Mode kann schön sein, aber auch weh tun. Das hat jetzt weniger mit schmerzhaften Farbzusammenstellungen oder krassen Kombinationen zu tun. Vielmehr sprang einer Kundin bei der Anprobe in einem Outlet-Store das Preisschild buchstäblich ins Auge. Das Preisschild sei nicht gesichert und somit gefährlich gewesen, behauptete die Kundin und zog vor Gericht. Das Geschäft müsse gesondert auf das Vorhandensein von Preisschildern an der Kleidung hinweisen. Die 29. Zivilkammer am Landgericht München I konterte mit Adjektiven wie „lebensfremd“ und „nicht zumutbar“, und wies die Klage ab.

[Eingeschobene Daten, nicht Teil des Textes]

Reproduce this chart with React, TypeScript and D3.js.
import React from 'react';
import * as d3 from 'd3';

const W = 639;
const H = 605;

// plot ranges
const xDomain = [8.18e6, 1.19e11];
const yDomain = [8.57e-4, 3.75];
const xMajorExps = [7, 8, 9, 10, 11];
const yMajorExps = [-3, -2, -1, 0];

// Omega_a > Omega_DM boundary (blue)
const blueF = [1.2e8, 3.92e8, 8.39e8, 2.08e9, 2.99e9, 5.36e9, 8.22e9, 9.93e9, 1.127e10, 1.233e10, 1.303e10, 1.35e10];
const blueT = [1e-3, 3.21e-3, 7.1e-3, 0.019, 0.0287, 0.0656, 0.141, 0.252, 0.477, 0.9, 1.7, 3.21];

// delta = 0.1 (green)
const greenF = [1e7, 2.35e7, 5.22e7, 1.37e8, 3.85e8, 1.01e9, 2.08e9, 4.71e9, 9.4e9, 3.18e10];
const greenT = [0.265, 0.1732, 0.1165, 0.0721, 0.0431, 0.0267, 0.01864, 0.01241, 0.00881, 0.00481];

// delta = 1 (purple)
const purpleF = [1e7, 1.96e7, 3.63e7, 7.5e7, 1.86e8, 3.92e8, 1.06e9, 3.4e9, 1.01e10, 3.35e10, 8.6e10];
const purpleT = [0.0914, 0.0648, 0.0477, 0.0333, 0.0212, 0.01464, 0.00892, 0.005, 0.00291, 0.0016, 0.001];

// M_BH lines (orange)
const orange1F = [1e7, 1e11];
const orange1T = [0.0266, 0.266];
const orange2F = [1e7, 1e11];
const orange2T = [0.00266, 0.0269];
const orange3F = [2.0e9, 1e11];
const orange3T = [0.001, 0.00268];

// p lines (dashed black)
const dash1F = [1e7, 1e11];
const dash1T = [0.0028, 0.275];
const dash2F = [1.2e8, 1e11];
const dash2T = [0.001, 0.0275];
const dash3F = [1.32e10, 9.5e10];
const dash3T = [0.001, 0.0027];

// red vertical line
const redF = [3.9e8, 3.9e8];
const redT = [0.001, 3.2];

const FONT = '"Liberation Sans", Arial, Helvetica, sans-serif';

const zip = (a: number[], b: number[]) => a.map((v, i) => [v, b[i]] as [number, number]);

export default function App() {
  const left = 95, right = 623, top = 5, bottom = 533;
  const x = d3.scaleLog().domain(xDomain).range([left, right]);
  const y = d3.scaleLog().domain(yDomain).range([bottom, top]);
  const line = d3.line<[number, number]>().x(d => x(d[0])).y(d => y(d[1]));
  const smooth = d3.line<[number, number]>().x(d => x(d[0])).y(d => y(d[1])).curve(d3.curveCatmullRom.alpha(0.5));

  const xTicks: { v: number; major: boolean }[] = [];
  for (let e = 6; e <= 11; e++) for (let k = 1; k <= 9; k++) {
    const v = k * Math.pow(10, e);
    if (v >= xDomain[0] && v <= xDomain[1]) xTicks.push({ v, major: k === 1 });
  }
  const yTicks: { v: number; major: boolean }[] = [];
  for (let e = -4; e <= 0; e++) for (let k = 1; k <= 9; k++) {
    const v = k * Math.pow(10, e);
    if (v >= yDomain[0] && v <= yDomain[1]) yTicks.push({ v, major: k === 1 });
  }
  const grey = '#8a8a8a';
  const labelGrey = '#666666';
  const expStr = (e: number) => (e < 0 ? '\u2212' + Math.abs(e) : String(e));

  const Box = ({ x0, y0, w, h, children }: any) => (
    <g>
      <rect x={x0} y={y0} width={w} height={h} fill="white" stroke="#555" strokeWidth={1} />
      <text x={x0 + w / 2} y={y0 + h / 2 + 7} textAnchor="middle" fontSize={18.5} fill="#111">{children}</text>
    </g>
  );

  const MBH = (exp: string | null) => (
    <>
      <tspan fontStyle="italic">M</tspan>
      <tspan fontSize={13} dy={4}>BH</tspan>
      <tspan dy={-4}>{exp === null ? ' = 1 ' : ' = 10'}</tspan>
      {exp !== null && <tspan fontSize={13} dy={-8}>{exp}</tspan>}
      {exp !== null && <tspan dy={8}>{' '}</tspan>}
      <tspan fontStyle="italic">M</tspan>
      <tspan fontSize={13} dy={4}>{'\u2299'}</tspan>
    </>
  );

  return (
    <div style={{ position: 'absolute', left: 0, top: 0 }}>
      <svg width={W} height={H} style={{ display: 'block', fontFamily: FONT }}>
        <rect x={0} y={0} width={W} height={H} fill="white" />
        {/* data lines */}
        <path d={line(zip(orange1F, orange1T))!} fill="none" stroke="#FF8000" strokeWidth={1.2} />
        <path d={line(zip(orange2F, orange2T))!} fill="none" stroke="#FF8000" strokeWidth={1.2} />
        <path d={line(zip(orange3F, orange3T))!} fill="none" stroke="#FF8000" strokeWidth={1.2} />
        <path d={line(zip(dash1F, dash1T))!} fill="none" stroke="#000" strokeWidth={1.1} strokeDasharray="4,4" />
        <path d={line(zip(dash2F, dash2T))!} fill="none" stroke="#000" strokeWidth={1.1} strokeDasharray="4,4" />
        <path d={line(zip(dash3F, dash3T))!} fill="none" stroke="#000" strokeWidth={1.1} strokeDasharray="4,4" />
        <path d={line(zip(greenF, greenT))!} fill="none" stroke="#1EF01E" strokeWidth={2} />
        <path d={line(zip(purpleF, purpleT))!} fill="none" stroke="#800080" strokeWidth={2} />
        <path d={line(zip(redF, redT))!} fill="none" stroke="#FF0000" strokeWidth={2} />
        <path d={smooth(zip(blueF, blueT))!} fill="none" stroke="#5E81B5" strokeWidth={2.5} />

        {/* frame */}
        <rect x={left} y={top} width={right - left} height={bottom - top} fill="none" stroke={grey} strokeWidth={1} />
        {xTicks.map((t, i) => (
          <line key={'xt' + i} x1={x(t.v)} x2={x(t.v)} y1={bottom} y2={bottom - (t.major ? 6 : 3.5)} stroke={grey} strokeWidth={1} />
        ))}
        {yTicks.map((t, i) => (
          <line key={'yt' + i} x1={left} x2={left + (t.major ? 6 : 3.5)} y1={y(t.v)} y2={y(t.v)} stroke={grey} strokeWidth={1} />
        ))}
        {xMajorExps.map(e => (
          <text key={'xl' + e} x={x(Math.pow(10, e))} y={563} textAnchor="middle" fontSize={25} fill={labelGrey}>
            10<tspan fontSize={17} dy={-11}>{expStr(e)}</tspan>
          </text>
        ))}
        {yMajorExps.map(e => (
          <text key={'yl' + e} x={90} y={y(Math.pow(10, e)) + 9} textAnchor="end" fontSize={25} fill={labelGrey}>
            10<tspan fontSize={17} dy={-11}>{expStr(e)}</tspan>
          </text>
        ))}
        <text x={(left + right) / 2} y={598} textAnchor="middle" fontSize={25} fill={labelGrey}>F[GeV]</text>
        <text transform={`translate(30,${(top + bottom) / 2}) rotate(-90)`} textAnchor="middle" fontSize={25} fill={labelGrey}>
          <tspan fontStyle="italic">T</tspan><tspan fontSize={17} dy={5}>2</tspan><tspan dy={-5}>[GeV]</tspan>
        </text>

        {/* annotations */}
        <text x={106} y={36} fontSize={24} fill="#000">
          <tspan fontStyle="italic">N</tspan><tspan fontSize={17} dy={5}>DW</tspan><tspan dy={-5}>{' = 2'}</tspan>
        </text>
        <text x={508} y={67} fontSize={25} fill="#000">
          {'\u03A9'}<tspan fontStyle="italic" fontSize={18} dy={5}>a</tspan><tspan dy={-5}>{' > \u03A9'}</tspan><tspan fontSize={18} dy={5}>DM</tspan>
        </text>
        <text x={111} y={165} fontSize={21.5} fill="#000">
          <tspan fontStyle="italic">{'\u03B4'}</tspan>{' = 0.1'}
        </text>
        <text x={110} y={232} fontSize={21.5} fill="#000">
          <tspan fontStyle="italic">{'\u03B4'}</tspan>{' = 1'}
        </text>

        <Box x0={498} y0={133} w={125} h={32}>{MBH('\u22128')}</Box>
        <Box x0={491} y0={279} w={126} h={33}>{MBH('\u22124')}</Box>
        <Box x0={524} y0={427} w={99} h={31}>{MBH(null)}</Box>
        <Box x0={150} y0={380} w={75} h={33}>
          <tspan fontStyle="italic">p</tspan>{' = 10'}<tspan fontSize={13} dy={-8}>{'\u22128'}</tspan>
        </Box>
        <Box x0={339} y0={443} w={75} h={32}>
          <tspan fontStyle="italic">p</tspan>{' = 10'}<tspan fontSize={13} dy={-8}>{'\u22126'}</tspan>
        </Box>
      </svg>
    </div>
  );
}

Es war ein Shopping-Tag im April letztes Jahr, als die Frau in einem Outlet ein T-Shirt überstreifte. Dabei schlug ihr das Preisetikett so unglücklich ins rechte Auge, dass es erheblich verletzt wurde: Es habe eine Hornhauttransplantation vorgenommen werden müssen, erklärte die Frau vor Gericht. Bis heute leide sie unter Schmerzen, ihre Sicht sei eingeschränkt und das Auge äußerst lichtempfindlich.
5000 Euro Schmerzensgeld wollte die Frau einklagen, weil ja der Outlet-Store schuld sei. Der habe die ihm obliegenden Verkehrssicherungspflichten verletzt. Das Preisschild sei in seiner Ausgestaltung „aufgrund fehlender Sicherung und Erkennbarkeit gefährlich gewesen“.
Im Modeladen war man darüber etwas verwundert, derartige Fälle seien noch nie vorgekommen. Bei dem Etikett handle es sich um ein übliches Standardpreisschild in der Größe von neun auf fünf Zentimeter mit abgerundeten Ecken. „Die Preisschilder sind durch ihre Größe und das Gewicht des Bündels deutlich fühlbar gewesen“, ließ der Outlet-Store verlauten.
Der Outlet-Store habe seinen Pflichten Genüge getan, findet das Gericht
Tatsächlich konnte auch das Landgericht „unter keinem rechtlichen Gesichtspunkt“ einen Anspruch auf Schmerzensgeld feststellen. Sichernde Maßnahmen seien nur in dem Maße geboten, „in dem sie ein umsichtiger und verständiger, in vernünftigen Grenzen vorsichtiger Mensch für notwendig und ausreichend hält, um andere vor Schäden zu bewahren“. Der Geschäftsbetreiber sei da nicht „für alle denkbar entfernten Möglichkeiten eines Schadenseintritts“ in die Pflicht zu nehmen. Vielmehr müsse sich der Kunde vor erkennbaren Gefahrenquellen selbst schützen.
Und in diesem Fall, so urteilte die 29. Zivilkammer, habe der Outlet-Betreiber den an ihn gerichteten Verkehrssicherungspflichten Genüge getan. Das Vorhandensein eines Preisschildes sei für die Kundin erwartbar gewesen. Es sei zumutbar gewesen, dass die Frau beim Anprobieren der Kleidung „eigene Sicherheitsvorkehrungen“ treffe. „Und nach allgemeiner Lebenserfahrung“, erklärte das Gericht zudem, „wirft ein Kunde bereits vor der Anprobe einen Blick auf das Preisschild.“ Er könne daher ohne Weiteres selbst dafür sorgen, sich bei der Anprobe nicht zu verletzten. Nach Angaben von Cornelia Kallert, Pressesprecherin am Landgericht München I, ist das Urteil nicht rechtskräftig.